The popularity of Google’s search product, the most prominent tool the company offers, means that Internet users all around the world have a central and free point from where to seek, find and discover information.
Of course, due to the nature of the web that means access to both legitimate and unauthorized content, a situation of which the entertainment companies are well aware.
As a result the music, movie, TV, gaming, software, adult and dozens of other less mainstream industries have been bombarding the search giant with DMCA takedown notices in an attempt to stop Google’s users finding illicit content. Over the past 18 months the scale of the effort has gone from manageable to verging on the unbelievable.
Last month alone 2,362 copyright owners and 1,482 reporting organizations ordered Google to remove 13,665,695 URLs across a total of 43,980 domains. And very soon indeed a group of music rightsholders, who together accounted for 1,721,058 of last month’s takedowns, will reach their own personal milestone.
In the next few hours Sony Music Entertainment, Universal Music, Warner Music and EMI – together the four largest member labels of the RIAA – will ask Google to remove the 10,000,000th allegedly infringing URL on their behalf.
The first RIAA takedown request listed publicly by Google took place on May 26, 2011 but it took until July 25, 2011 for the takedown numbers to really start adding up. During the week that followed a record 12,447 URLs were filed by the RIAA. By Nov 7 that same year takedowns had reached more than 30,000 URLs per week but it wasn’t until around 10 months ago that the music group really put its foot on the gas.
By the end of April 2012 the RIAA was asking for more than 200,000 URLs to be delisted every week, a level it largely maintained for the following four months. Then in August 2012 the labels opened the floodgates reaching more than 666,000 removal requests in a single week. While requests numbers have been diminishing ever since the numbers are still impressive, amounting to more than 1.7 million last month.

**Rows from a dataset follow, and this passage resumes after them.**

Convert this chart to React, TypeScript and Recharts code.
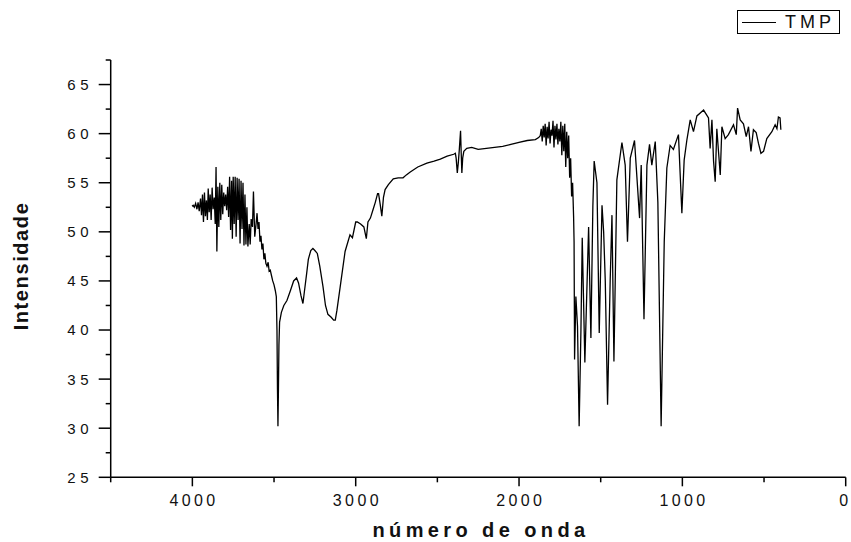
import { FC } from "react";
import { LineChart, Line, XAxis, YAxis, Label } from "recharts";

const waveNumbers = [
  4002, 3995, 3988, 3980, 3972, 3965, 3958, 3950, 3944, 3938,
  3932, 3926, 3920, 3914, 3908, 3903, 3897, 3891, 3885, 3879,
  3873, 3866, 3860, 3855, 3850, 3844, 3838, 3832, 3826, 3820,
  3814, 3808, 3802, 3796, 3790, 3784, 3778, 3772, 3766, 3760,
  3755, 3750, 3744, 3738, 3732, 3726, 3720, 3714, 3708, 3702,
  3696, 3690, 3684, 3678, 3672, 3666, 3660, 3652, 3646, 3640,
  3632, 3626, 3618, 3610, 3604, 3598, 3592, 3586, 3580, 3574,
  3568, 3562, 3556, 3550, 3543, 3536, 3530, 3523, 3515, 3508,
  3500, 3492, 3486, 3482, 3479, 3476, 3473, 3470, 3466, 3455,
  3440, 3421, 3400, 3380, 3362, 3350, 3335, 3323, 3315, 3300,
  3290, 3275, 3262, 3250, 3235, 3220, 3200, 3185, 3170, 3150,
  3135, 3125, 3115, 3095, 3065, 3035, 3020, 3000, 2990, 2970,
  2950, 2935, 2925, 2910, 2895, 2880, 2866, 2860, 2850, 2840,
  2830, 2820, 2800, 2770, 2740, 2710, 2690, 2666, 2620, 2564,
  2520, 2482, 2440, 2400, 2390, 2385, 2378, 2372, 2366, 2358,
  2354, 2350, 2345, 2338, 2320, 2290, 2250, 2200, 2150, 2100,
  2050, 2000, 1950, 1900, 1880, 1870, 1864, 1858, 1852, 1846,
  1840, 1834, 1828, 1822, 1816, 1810, 1804, 1798, 1792, 1786,
  1780, 1774, 1768, 1762, 1756, 1750, 1744, 1738, 1732, 1726,
  1720, 1714, 1708, 1702, 1696, 1690, 1684, 1678, 1672, 1666,
  1663, 1660, 1652, 1642, 1632, 1621, 1613, 1597, 1574, 1560,
  1548, 1540, 1523, 1509, 1492, 1482, 1472, 1458, 1442, 1431,
  1419, 1401, 1370, 1350, 1336, 1319, 1293, 1262, 1252, 1235,
  1217, 1201, 1187, 1166, 1150, 1130, 1111, 1095, 1075, 1055,
  1024, 1003, 989, 972, 952, 932, 911, 870, 840, 830,
  819, 809, 799, 789, 778, 768, 758, 738, 718, 687,
  670, 662, 646, 626, 609, 595, 580, 565, 548, 534,
  519, 503, 483, 452, 432, 421, 412, 402, 397,
];

// intensity values matching waveNumbers
const intensity = [
  52.6, 52.7, 52.5, 52.9, 52.3, 53.0, 52.1, 53.4, 51.7, 53.8,
  51.0, 54.0, 51.6, 53.2, 51.2, 54.4, 52.0, 53.8, 51.2, 54.5,
  52.3, 53.5, 50.8, 56.6, 48.0, 54.6, 50.5, 55.0, 51.2, 54.8,
  51.8, 54.0, 52.6, 53.8, 52.2, 54.6, 51.5, 55.6, 50.2, 55.2,
  49.3, 55.6, 50.8, 55.6, 49.5, 55.5, 51.2, 55.4, 48.8, 55.2,
  50.3, 55.0, 48.6, 53.8, 48.7, 52.5, 48.5, 50.8, 48.7, 51.3,
  50.5, 54.1, 49.5, 50.8, 51.9, 50.3, 51.0, 49.0, 49.6, 48.2,
  48.8, 47.2, 47.8, 46.8, 46.5, 46.9, 46.0, 46.1, 45.5, 45.0,
  44.6, 44.0, 43.4, 40.0, 34.0, 30.2, 34.0, 38.5, 40.8, 41.8,
  42.5, 43.0, 44.0, 45.0, 45.3, 44.8, 43.5, 42.7, 43.8, 45.8,
  47.2, 48.1, 48.3, 48.1, 47.8, 46.5, 44.4, 42.5, 41.6, 41.3,
  41.0, 41.0, 42.0, 44.4, 48.0, 49.7, 49.4, 51.0, 51.0, 50.8,
  50.5, 49.3, 51.0, 51.4, 52.2, 53.0, 53.9, 53.9, 52.8, 51.6,
  53.5, 54.3, 54.8, 55.4, 55.5, 55.5, 55.8, 56.1, 56.6, 57.0,
  57.2, 57.4, 57.7, 57.9, 58.0, 57.5, 56.0, 57.0, 58.3, 60.3,
  58.0, 56.0, 57.5, 58.2, 58.5, 58.6, 58.4, 58.5, 58.6, 58.7,
  58.9, 59.1, 59.3, 59.4, 59.6, 59.8, 60.5, 59.2, 60.8, 59.6,
  61.0, 58.8, 60.7, 59.5, 61.2, 59.0, 60.4, 59.8, 61.3, 58.6,
  60.8, 59.4, 61.0, 58.9, 60.5, 59.2, 61.2, 57.8, 60.8, 58.2,
  61.0, 56.6, 60.2, 57.5, 59.8, 55.5, 57.5, 53.6, 55.0, 51.6,
  49.0, 37.0, 43.4, 40.4, 30.2, 40.0, 49.4, 36.7, 50.5, 39.2,
  52.6, 57.2, 55.0, 39.7, 52.7, 50.0, 45.0, 32.4, 45.0, 51.7,
  36.8, 55.3, 59.1, 56.8, 49.0, 57.5, 59.3, 51.4, 56.8, 41.1,
  56.8, 58.9, 56.8, 59.2, 53.0, 30.2, 49.0, 56.5, 58.8, 58.4,
  59.9, 51.9, 57.3, 59.4, 61.4, 60.2, 61.8, 62.4, 61.6, 58.5,
  61.4, 57.2, 55.1, 60.5, 58.0, 55.8, 60.7, 59.5, 59.9, 60.9,
  59.9, 62.6, 61.4, 61.0, 59.7, 60.7, 58.2, 60.4, 60.1, 59.0,
  58.0, 58.2, 59.5, 60.2, 60.9, 60.5, 61.7, 61.6, 60.4,
];

const xTicks = [0, 500, 1000, 1500, 2000, 2500, 3000, 3500, 4000, 4500];
const yTicks = [25, 27.5, 30, 32.5, 35, 37.5, 40, 42.5, 45, 47.5, 50, 52.5, 55, 57.5, 60, 62.5, 65, 67.5];

const seriesName = "TMP";

const data = waveNumbers.map((wn, i) => ({ wn, value: intensity[i] }));

const FONT = "'Liberation Sans', Arial, sans-serif";

const XTick = (props: any) => {
  const { x, y, payload } = props;
  const major = payload.value % 1000 === 0;
  const last = payload.value === 0;
  return (
    <g>
      <line x1={x} x2={x} y1={y} y2={y + (major ? 9 : 5)} stroke="#000" strokeWidth={1.5} />
      {major && (
        <text
          x={last ? x - 2 : x + 1.7}
          y={y + 28.4}
          textAnchor="middle"
          fontFamily={FONT}
          fontSize={16}
          letterSpacing={last ? 0 : 3.4}
          fill="#111"
        >
          {payload.value}
        </text>
      )}
    </g>
  );
};

const YTick = (props: any) => {
  const { x, y, payload } = props;
  const major = payload.value % 5 === 0;
  return (
    <g>
      <line x1={x} x2={x - (major ? 12 : 5)} y1={y} y2={y} stroke="#000" strokeWidth={1.5} />
      {major && (
        <text
          x={x - 17.5}
          y={y + 5.4}
          textAnchor="end"
          fontFamily={FONT}
          fontSize={15}
          letterSpacing={4.6}
          fill="#111"
        >
          {payload.value}
        </text>
      )}
    </g>
  );
};

const App: FC = () => {
  return (
    <div style={{ position: "absolute", left: 0, top: 0, width: 851, height: 542, background: "#fff" }}>
      <LineChart
        width={851}
        height={542}
        data={data}
        margin={{ top: 60, right: 5.3, left: 0, bottom: 0 }}
      >
        <XAxis
          dataKey="wn"
          type="number"
          domain={[0, 4500]}
          reversed
          ticks={xTicks}
          interval={0}
          tickSize={0}
          tickMargin={0}
          tick={<XTick />}
          tickLine={false}
          axisLine={{ stroke: "#000", strokeWidth: 1.5 }}
          height={64.7}
          allowDataOverflow
        >
          <Label
            content={() => (
              <text
                x={481}
                y={536.7}
                textAnchor="middle"
                fontFamily={FONT}
                fontWeight="bold"
                fontSize={20}
                letterSpacing={4.4}
                fill="#111"
              >
                número de onda
              </text>
            )}
          />
        </XAxis>
        <YAxis
          type="number"
          domain={[25, 67.5]}
          ticks={yTicks}
          interval={0}
          tickSize={0}
          tickMargin={0}
          tick={<YTick />}
          tickLine={false}
          axisLine={{ stroke: "#000", strokeWidth: 1.5 }}
          width={110.7}
          allowDataOverflow
        >
          <Label
            content={() => (
              <text
                x={28.3}
                y={266}
                transform="rotate(-90 28.3 266)"
                textAnchor="middle"
                fontFamily={FONT}
                fontWeight="bold"
                fontSize={20}
                letterSpacing={1.6}
                fill="#111"
              >
                Intensidade
              </text>
            )}
          />
        </YAxis>
        <Line
          type="linear"
          dataKey="value"
          name={seriesName}
          stroke="#000"
          strokeWidth={1.3}
          dot={false}
          isAnimationActive={false}
        />
      </LineChart>
      <div
        style={{
          position: "absolute",
          left: 737,
          top: 10,
          width: 103,
          height: 24,
          border: "1px solid #000",
          boxSizing: "border-box",
          display: "flex",
          alignItems: "center",
          fontFamily: FONT,
          fontSize: 18,
          letterSpacing: 4,
          color: "#111",
        }}
      >
        <span style={{ display: "inline-block", width: 34, height: 0, borderTop: "1.3px solid #000", marginLeft: 4, marginRight: 9 }} />
        <span>{seriesName}</span>
      </div>
    </div>
  );
};

export default App;
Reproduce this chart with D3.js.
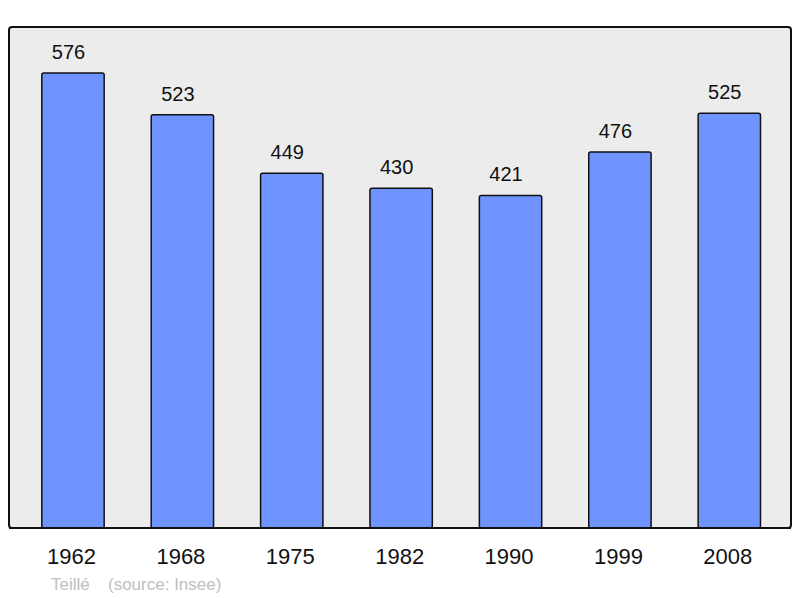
<!DOCTYPE html>
<html><head><meta charset="utf-8">
<script src="https://cdn.jsdelivr.net/npm/d3@7"></script>
<style>body{margin:0;background:#fff}svg{display:block}</style>
</head><body>
<script>
const years = ["1962","1968","1975","1982","1990","1999","2008"];
const population = [576,523,449,430,421,476,525];
const commune = "Teillé";
const source = "(source: Insee)";

const W = 800, H = 598;
const svg = d3.select("body").append("svg").attr("width", W).attr("height", H);
const frame = {x0: 9, y0: 27, x1: 791, y1: 528};
const font = "Liberation Sans, Arial, sans-serif";

svg.append("rect").attr("x", frame.x0).attr("y", frame.y0)
  .attr("width", frame.x1 - frame.x0).attr("height", frame.y1 - frame.y0)
  .attr("rx", 3).attr("fill", "#ececec").attr("stroke", "#111").attr("stroke-width", 2);

const x = d3.scaleBand().domain(years).range([18.3, 784]).paddingInner(0.43).paddingOuter(0.215);
const y = d3.scaleLinear().domain([0, 576]).range([frame.y1, 73]);

svg.selectAll("rect.bar").data(population).join("rect").attr("class","bar")
  .attr("x", (d,i) => x(years[i]))
  .attr("width", x.bandwidth())
  .attr("y", d => y(d))
  .attr("height", d => frame.y1 - y(d))
  .attr("rx", 2)
  .attr("fill", "#7094ff").attr("stroke", "#111").attr("stroke-width", 1.5);

svg.selectAll("text.val").data(population).join("text").attr("class","val")
  .attr("x", (d,i) => x(years[i]) + x.bandwidth()/2 - 4.5)
  .attr("y", d => y(d) - 14)
  .attr("text-anchor", "middle")
  .attr("font-family", font)
  .attr("font-size", 20).attr("fill", "#111").text(d => d);

svg.append("line").attr("x1", frame.x0).attr("x2", frame.x1).attr("y1", frame.y1).attr("y2", frame.y1)
  .attr("stroke", "#111").attr("stroke-width", 2);

const xAxis = svg.append("g").attr("transform", `translate(-1.5,${frame.y1})`)
  .call(d3.axisBottom(x).tickSize(0).tickPadding(20));
xAxis.select(".domain").remove();
xAxis.selectAll("text").attr("font-family", font)
  .attr("font-size", 22).attr("fill", "#111");

svg.append("text").attr("x", 51).attr("y", 590)
  .attr("font-family", font).attr("font-size", 17)
  .attr("fill", "#c0c0c0").text(commune);
svg.append("text").attr("x", 108).attr("y", 590)
  .attr("font-family", font).attr("font-size", 17)
  .attr("fill", "#c0c0c0").text(source);
</script>
</body></html>
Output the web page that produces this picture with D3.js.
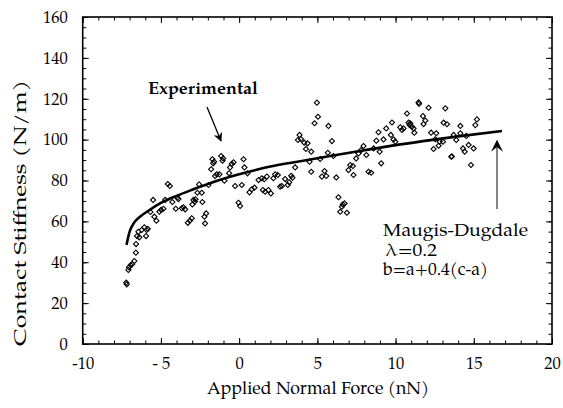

In total the RIAA has targeted 7,041 domains but who exactly are their main enemies? The world’s biggest torrent sites? Or maybe the world’s biggest file hosters? Well, perhaps a little surprisingly it’s none of those. What the labels appear to be doing is ordering Google (a search engine) to remove links that connect to yet more search engines.
With a total of 593,928 takedowns the RIAA’s primary concern seems to be a site called Downloads.nl. The site currently has a worldwide Alexa ranking of 5453 and is particularly popular with Indians. Without wishing to be too insulting it is a graphically bland affair, but type in the name of an artist along with a song title and the content appears – quickly – and can be played or downloaded in an instant. The site also derives at least 30% of its traffic from Google searches.
Second on the list of foes with 403,831 takedowns is MP3s.pl who appear to have the same frugal graphics approach as Downloads.dl. Nevertheless, the site delivers the goods on the MP3 front despite having an Alexa rating of just 44,073. This site also relies heavily on Google for its traffic to the tune of around 32%. Interestingly, through affiliate links MP3s.pl drives around 10% of its traffic to iMesh, an apparently legal P2P network supposedly approved by the RIAA.
In third place is Filestube, a site dedicated to indexing content on file-hosting sites. The search engine, which has a worldwide Alexa ranking of 267, has been reported to Google for a total of 377,236 links, despite not hosting a single file.
The top five takedown targets are completed with MP3Searchy.com (358,334 URLs, Alexa 43,143) and Weblagu.com (347,039 URLs, Alexa 8,699), both of which provide near instant access to music of just about any description.
But the big question remains – does the takedown strategy work?
While it’s obvious that there will be fewer Google links to these sites considering all the takedowns, go over to the sites themselves and search for any popular music and it’s all still there. Even if these top five sites were completely delisted by Google all one needs to do is type in “free mp3 search” into ANY search engine and dozens more MP3 search engines appear.
It is quite possible therefore that another 10,000,000 takedowns still won’t have the desired effect so one has to wonder if there is another strategy at play here. Will there be some kind of attempt to target one of these engines in future based on its “terrible” record of alleged infringements and use the ruling to batter the rest into submission? Time will tell.